Expert panel to review use of MTBE and other oxygenates in gasoline

A blue-ribbon panel of leading experts from the public health and scientific communities, automotive fuels industry, water utilities, and local and State government is to be created to review the issues posed by the use of MTBE and other oxygenates in gasoline.

While the EPA says MTBE and other oxygenates have provided the nation with important clean air benefits, it is creating this panel to gain a better understanding of the public health concerns raised by the discovery of MTBE in some water supplies.

The panel will be chaired by Dr.

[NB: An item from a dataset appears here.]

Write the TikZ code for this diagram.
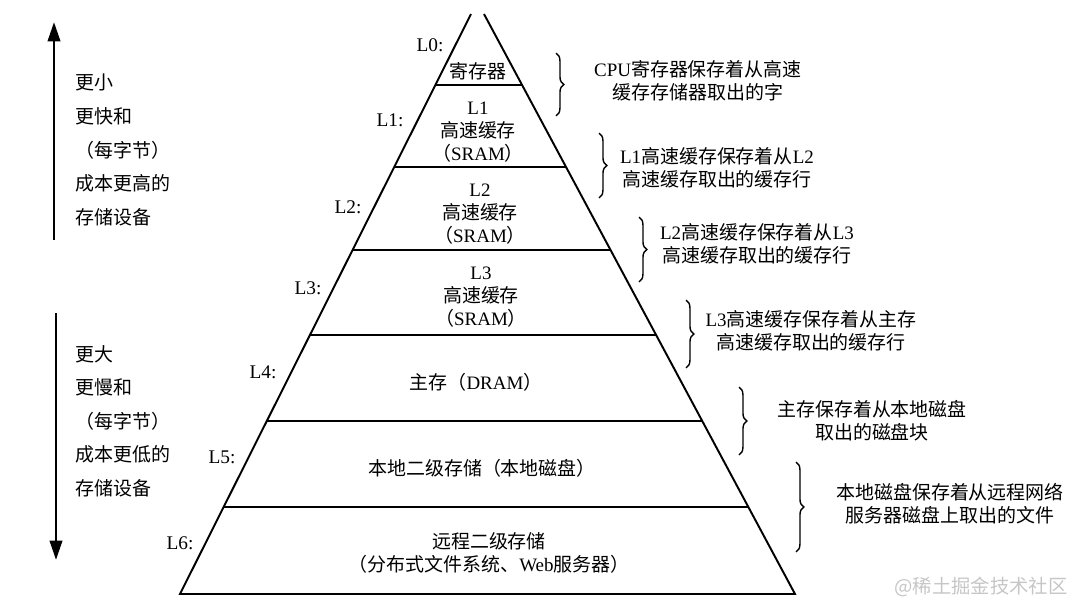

Daniel Greenbaum, President of the Health Effects Institute (HEI), Cambridge, Mass. Under the direction of Dr. Greenbaum, HEI recently published major reviews on “The Health Effects of Diesel Exhaust” and, “The Health Effects of Oxygenates Added to Gasoline.”

Under the auspices of the Clean Air Act Advisory Committee, the panel will:

– examine the role of oxygenates in meeting the nation’s goal of clean air,

– evaluate each product’s efficiency in providing clean air benefits and the existence of alternatives,

– assess the behaviour of oxygenates in the environment,

– review any known health effects, and

– compare the cost of production and use, and each product’s availability – both at present and in the future.

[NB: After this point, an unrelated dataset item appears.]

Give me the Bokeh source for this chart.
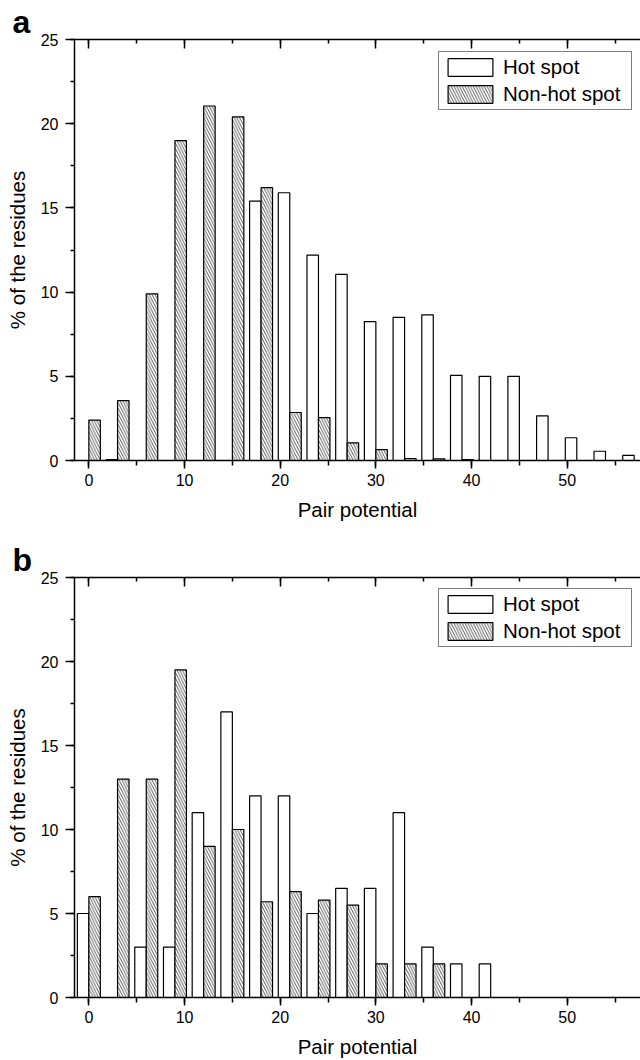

The panel will also study the causes of groundwater and drinking water contamination from motor vehicle fuels, and explore prevention and cleanup technologies for water and soil. Within six months, it will report to EPA its findings, including specific recommendations on how to ensure public health protection and continued improvement in both air and water quality.

The Clean Air Act of 1990 requires the use of emissions-reducing oxygenated fuels in areas failing to meet national health standards. The Act does not specify which oxygenates are to be used in making cleaner-burning gasoline, leaving that decision to the manufacturer. MTBE, or methyl tertiary butyl ether, and ethanol frequently are selected by refiners for producing cleaner-burning gasolines.